== Task description ==
Below is a listing; print exactly its lines from the one containing "Convert this chart to Plotly code." down to the one containing "dgll_y = [-1.82, -1.45, -1.08, -0.63, -0.24]", both inclusive, with every picture left out.

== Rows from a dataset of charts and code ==
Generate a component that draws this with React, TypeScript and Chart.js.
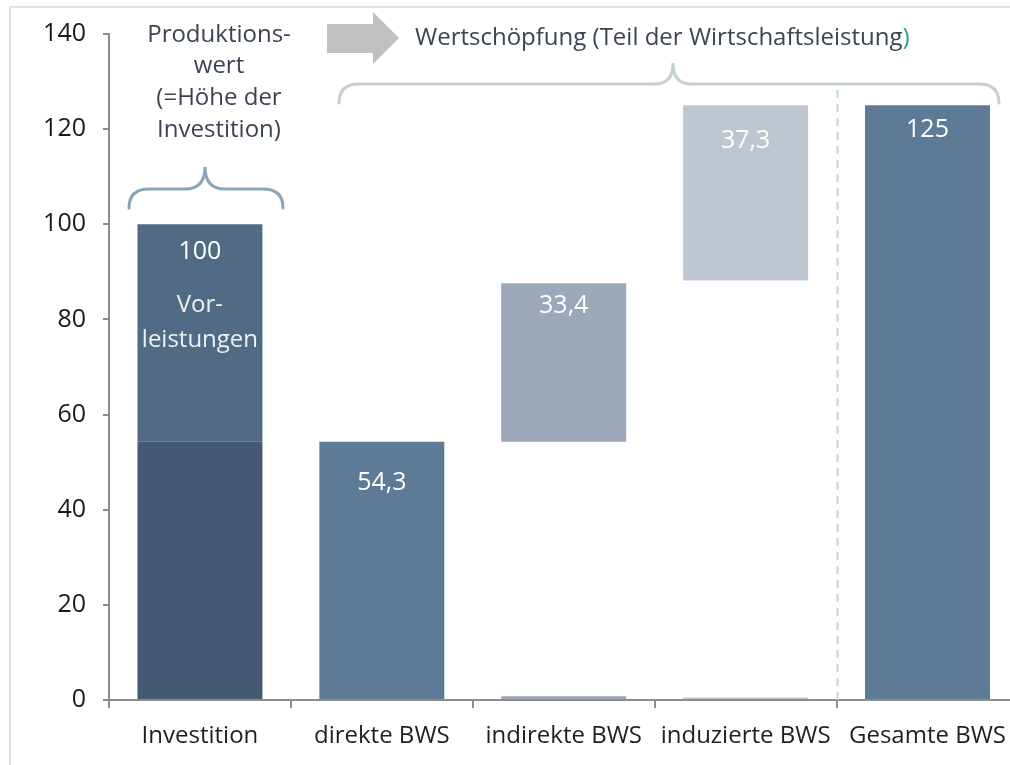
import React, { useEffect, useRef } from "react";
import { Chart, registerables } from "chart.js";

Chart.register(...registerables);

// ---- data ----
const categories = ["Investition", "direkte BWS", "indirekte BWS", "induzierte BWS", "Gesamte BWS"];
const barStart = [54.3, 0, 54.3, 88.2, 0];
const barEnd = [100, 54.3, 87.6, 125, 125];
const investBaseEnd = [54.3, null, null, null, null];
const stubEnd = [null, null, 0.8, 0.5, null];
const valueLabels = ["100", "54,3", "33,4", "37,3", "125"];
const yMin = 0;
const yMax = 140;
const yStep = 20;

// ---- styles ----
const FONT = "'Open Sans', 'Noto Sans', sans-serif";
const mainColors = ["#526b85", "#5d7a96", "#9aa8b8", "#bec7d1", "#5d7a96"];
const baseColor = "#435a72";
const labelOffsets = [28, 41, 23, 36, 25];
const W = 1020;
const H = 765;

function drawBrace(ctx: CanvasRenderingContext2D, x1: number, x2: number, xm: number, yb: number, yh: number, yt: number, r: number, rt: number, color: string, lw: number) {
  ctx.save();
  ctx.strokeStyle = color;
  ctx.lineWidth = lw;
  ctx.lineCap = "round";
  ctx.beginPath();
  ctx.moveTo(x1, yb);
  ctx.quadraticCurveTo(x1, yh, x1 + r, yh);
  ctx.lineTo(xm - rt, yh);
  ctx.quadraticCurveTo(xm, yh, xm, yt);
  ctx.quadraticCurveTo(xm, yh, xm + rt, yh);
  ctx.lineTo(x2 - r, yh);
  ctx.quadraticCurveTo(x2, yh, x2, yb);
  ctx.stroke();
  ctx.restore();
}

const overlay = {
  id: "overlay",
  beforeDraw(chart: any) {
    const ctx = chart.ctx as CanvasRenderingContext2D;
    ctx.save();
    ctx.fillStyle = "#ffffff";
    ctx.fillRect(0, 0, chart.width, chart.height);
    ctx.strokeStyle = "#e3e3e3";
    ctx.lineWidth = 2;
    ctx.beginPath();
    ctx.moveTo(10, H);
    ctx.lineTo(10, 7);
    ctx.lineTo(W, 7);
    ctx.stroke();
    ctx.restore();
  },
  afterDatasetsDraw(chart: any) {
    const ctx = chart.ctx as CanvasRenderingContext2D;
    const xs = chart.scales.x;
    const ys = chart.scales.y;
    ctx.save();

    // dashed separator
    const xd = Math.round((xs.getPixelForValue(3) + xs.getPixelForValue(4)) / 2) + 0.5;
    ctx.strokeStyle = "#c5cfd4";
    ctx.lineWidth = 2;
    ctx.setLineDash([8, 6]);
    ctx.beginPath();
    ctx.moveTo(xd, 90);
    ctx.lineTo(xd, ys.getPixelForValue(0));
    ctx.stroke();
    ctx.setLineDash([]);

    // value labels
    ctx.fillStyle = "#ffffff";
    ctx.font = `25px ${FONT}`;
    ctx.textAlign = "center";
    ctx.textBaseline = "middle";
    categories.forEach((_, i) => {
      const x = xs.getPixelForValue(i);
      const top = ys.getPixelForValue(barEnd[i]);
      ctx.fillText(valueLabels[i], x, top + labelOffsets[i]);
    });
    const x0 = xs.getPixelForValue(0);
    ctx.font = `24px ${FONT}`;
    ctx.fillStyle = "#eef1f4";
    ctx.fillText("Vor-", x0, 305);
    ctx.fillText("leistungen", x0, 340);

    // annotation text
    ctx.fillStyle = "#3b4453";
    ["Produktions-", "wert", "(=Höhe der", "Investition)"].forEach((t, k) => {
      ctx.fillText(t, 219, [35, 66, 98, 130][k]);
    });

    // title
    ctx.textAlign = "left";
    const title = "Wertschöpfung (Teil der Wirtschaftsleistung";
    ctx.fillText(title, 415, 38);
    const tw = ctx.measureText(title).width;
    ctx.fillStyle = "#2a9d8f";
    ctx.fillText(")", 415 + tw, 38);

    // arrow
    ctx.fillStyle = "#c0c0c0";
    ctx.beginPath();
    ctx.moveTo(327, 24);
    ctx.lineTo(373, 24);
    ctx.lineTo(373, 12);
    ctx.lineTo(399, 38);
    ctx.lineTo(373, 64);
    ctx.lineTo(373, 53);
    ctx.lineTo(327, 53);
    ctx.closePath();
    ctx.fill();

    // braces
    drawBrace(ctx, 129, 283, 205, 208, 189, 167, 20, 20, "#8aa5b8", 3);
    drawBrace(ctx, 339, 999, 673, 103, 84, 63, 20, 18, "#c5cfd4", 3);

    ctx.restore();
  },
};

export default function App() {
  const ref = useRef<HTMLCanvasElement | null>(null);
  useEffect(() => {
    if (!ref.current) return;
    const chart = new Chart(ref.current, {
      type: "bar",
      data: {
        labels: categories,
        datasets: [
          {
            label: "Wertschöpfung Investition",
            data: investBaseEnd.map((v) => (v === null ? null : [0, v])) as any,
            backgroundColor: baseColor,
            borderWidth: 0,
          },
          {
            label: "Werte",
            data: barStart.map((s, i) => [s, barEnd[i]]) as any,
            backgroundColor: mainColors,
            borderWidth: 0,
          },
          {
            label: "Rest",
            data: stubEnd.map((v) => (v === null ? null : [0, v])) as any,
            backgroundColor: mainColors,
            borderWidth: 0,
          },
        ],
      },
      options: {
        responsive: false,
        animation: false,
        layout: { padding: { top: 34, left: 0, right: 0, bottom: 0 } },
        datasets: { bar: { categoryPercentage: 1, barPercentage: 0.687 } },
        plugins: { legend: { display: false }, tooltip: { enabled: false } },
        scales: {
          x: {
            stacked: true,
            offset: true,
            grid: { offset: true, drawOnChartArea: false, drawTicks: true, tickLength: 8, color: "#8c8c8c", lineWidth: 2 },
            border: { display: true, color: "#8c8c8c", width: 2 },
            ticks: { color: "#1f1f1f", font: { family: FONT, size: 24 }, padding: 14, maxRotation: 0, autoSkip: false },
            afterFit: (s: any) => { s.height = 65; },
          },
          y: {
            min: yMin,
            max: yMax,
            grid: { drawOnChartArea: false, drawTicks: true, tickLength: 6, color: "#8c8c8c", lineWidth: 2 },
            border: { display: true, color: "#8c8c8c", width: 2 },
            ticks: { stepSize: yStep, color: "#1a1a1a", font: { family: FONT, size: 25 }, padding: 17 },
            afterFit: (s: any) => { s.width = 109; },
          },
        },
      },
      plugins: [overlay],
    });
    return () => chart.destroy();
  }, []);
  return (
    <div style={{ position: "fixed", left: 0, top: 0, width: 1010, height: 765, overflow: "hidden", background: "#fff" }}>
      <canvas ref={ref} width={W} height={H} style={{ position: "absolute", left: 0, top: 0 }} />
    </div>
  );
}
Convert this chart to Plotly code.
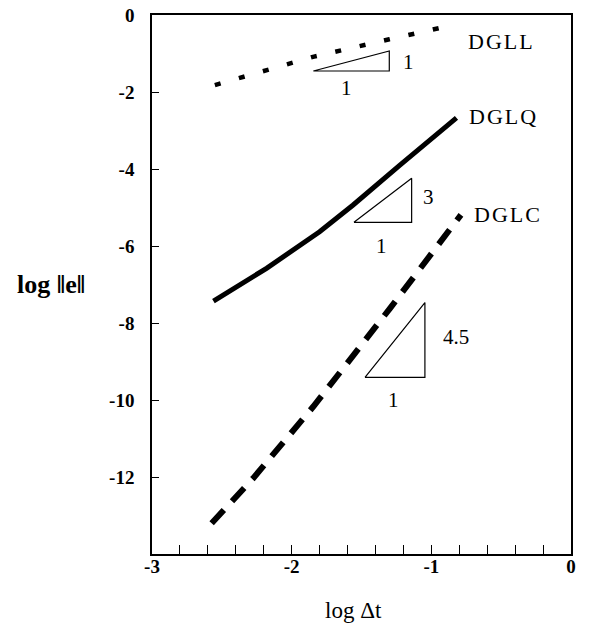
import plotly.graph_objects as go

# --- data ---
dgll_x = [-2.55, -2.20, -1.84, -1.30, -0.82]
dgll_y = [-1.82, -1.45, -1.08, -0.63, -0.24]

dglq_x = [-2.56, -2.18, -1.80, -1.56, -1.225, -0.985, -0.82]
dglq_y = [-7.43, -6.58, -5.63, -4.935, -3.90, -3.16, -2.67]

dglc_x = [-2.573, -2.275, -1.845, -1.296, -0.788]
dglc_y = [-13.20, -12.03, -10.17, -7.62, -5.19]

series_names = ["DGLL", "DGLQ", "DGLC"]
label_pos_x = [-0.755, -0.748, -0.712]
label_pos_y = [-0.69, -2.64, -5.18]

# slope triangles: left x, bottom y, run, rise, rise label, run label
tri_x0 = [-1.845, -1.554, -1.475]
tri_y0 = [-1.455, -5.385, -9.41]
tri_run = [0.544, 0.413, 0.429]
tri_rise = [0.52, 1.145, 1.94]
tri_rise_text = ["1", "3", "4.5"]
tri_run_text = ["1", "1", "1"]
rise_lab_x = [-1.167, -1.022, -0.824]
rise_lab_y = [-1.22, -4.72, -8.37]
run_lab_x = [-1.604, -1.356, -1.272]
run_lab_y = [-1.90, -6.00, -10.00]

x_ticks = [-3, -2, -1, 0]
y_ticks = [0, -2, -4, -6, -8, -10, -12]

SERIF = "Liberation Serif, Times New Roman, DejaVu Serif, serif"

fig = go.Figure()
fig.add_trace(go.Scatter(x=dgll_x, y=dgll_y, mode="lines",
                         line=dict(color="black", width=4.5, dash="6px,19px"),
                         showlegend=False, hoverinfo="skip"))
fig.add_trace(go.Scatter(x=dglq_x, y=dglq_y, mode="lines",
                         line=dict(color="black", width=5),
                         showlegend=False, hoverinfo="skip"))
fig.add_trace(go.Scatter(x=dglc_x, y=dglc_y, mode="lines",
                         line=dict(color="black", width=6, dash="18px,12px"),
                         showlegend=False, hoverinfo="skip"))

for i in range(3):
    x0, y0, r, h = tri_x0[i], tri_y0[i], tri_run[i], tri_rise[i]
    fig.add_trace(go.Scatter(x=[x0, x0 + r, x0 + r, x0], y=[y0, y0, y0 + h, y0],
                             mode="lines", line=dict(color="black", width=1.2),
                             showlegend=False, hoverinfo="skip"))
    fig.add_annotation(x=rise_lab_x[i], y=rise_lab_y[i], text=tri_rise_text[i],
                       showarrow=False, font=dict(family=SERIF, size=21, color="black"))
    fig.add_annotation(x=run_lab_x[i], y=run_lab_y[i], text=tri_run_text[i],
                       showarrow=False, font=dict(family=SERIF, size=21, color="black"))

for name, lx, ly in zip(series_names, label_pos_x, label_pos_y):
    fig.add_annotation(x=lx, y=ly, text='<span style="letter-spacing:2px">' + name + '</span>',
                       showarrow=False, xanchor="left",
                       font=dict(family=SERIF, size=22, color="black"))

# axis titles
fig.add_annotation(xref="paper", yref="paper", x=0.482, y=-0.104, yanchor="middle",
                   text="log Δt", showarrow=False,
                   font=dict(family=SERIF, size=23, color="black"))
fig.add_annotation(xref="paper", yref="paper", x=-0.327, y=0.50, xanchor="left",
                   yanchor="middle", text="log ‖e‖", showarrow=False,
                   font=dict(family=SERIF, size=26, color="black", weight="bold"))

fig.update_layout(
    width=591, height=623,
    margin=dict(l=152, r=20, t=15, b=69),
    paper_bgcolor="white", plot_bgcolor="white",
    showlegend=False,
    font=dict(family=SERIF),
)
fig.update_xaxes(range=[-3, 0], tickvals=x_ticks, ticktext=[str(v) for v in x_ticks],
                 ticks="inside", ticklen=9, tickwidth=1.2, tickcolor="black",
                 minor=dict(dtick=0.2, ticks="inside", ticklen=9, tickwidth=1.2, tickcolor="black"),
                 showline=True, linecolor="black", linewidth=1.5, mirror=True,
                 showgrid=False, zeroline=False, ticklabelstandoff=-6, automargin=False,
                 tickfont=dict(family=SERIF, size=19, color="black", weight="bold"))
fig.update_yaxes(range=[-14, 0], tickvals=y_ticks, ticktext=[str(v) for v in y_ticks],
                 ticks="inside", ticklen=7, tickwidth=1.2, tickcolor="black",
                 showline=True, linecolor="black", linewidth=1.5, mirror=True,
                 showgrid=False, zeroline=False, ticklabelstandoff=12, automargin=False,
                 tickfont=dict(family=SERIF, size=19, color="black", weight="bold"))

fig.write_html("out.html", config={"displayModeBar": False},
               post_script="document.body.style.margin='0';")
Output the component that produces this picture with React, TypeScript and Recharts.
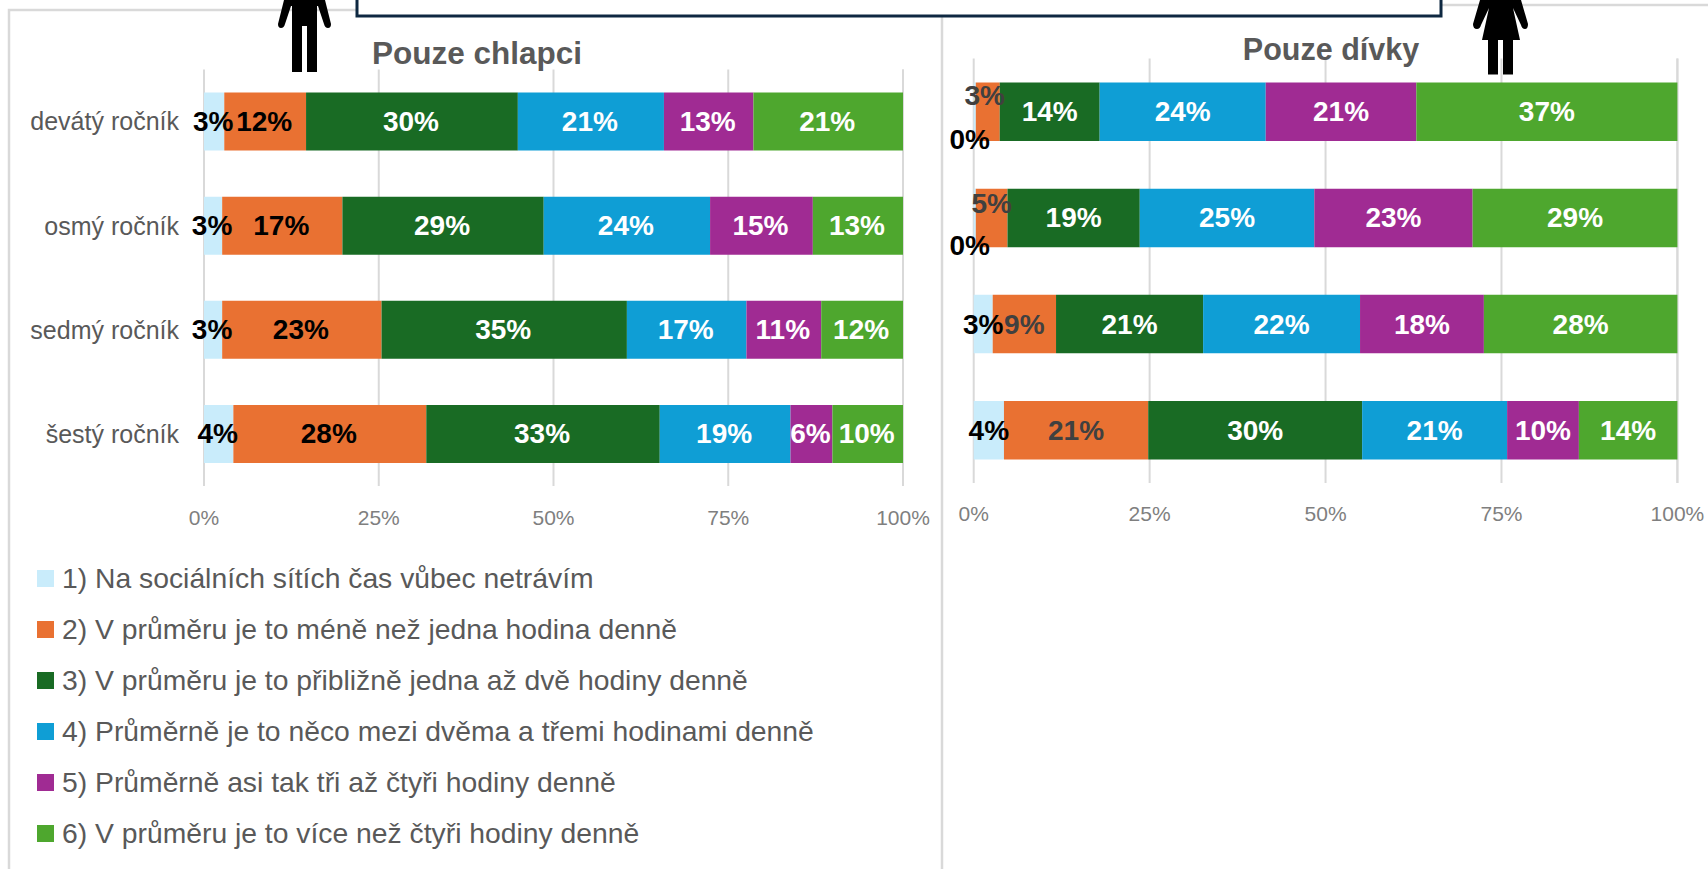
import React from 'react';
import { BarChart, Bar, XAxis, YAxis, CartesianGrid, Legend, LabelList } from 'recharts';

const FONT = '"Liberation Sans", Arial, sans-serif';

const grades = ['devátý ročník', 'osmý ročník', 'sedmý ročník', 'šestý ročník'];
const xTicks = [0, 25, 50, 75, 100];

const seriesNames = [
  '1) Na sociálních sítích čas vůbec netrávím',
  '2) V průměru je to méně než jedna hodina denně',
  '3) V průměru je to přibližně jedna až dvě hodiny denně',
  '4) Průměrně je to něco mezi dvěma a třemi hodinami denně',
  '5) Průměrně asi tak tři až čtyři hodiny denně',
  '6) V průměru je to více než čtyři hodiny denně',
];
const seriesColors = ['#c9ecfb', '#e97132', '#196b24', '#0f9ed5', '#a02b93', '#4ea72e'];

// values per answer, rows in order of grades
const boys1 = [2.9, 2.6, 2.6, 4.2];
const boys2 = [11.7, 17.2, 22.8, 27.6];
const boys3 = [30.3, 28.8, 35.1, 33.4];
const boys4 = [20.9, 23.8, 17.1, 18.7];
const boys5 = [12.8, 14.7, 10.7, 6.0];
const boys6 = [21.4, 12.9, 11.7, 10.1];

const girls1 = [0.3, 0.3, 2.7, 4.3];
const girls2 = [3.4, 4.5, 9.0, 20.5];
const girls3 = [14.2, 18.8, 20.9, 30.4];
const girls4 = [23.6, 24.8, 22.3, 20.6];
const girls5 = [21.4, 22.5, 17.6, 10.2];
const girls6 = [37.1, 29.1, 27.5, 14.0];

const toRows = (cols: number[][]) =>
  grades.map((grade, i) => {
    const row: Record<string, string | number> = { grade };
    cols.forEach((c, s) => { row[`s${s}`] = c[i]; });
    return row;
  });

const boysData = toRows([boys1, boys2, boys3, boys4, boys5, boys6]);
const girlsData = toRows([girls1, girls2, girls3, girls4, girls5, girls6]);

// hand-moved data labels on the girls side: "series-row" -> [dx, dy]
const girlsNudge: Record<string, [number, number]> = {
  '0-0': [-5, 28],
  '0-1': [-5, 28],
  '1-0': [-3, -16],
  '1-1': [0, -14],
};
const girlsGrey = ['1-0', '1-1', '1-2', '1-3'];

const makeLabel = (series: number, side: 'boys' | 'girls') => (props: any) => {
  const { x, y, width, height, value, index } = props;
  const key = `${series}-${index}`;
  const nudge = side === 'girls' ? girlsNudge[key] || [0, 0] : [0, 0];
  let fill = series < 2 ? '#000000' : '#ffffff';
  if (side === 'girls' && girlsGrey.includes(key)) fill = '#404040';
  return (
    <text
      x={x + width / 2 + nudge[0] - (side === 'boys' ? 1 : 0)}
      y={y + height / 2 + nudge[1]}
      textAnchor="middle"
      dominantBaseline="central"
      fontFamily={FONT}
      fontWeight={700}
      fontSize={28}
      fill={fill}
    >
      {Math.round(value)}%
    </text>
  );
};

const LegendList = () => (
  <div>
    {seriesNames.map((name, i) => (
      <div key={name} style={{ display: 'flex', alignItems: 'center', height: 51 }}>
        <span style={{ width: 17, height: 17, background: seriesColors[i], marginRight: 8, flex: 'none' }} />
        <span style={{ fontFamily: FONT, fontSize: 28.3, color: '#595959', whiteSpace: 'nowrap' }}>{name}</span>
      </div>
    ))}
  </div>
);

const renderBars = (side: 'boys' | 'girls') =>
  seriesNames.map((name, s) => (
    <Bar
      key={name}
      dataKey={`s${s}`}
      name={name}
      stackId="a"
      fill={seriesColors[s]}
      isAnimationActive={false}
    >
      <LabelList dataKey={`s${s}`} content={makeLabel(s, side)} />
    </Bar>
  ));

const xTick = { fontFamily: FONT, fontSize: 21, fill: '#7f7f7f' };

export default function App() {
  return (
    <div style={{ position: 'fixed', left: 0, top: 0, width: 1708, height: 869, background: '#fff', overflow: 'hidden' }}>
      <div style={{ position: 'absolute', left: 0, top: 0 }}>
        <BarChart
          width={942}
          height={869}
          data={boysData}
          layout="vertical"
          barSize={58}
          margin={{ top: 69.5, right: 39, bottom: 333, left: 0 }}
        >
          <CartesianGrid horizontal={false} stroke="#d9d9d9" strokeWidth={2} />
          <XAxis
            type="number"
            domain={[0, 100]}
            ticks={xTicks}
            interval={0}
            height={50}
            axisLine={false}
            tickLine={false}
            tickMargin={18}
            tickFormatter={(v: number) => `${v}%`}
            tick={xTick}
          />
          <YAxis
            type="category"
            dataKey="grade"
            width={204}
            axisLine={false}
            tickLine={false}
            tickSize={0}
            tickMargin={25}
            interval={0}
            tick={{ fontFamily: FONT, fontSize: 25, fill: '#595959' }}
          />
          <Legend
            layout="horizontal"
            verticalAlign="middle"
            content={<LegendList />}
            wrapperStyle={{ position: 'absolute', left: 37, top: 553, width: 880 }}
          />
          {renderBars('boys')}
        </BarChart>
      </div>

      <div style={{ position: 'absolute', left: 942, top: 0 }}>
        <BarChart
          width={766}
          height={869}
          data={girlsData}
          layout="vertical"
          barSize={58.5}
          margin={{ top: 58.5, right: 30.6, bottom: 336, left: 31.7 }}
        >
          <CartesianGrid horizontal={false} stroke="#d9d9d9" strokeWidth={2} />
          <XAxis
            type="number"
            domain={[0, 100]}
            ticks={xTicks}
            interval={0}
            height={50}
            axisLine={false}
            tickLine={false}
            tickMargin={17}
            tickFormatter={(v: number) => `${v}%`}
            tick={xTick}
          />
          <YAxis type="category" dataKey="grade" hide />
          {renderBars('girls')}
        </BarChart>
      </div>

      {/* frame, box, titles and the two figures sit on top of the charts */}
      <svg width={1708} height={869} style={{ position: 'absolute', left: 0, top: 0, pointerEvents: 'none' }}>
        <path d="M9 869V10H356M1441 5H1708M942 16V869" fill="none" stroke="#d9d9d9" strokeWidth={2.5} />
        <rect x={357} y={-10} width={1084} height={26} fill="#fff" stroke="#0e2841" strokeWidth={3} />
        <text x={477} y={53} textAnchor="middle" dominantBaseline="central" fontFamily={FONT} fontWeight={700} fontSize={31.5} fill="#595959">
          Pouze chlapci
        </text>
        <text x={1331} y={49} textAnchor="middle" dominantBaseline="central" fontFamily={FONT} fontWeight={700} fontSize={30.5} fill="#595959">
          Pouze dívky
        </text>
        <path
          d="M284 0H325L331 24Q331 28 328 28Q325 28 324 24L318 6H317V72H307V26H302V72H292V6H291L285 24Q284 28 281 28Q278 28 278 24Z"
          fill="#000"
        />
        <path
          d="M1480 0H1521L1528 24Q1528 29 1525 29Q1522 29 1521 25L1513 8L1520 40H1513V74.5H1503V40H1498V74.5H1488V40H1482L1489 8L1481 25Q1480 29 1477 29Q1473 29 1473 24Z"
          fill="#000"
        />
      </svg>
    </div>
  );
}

== Solved problem ==
Convert this chart to Plotly code.
import plotly.graph_objects as go

# --- data ---
dgll_x = [-2.55, -2.20, -1.84, -1.30, -0.82]
dgll_y = [-1.82, -1.45, -1.08, -0.63, -0.24]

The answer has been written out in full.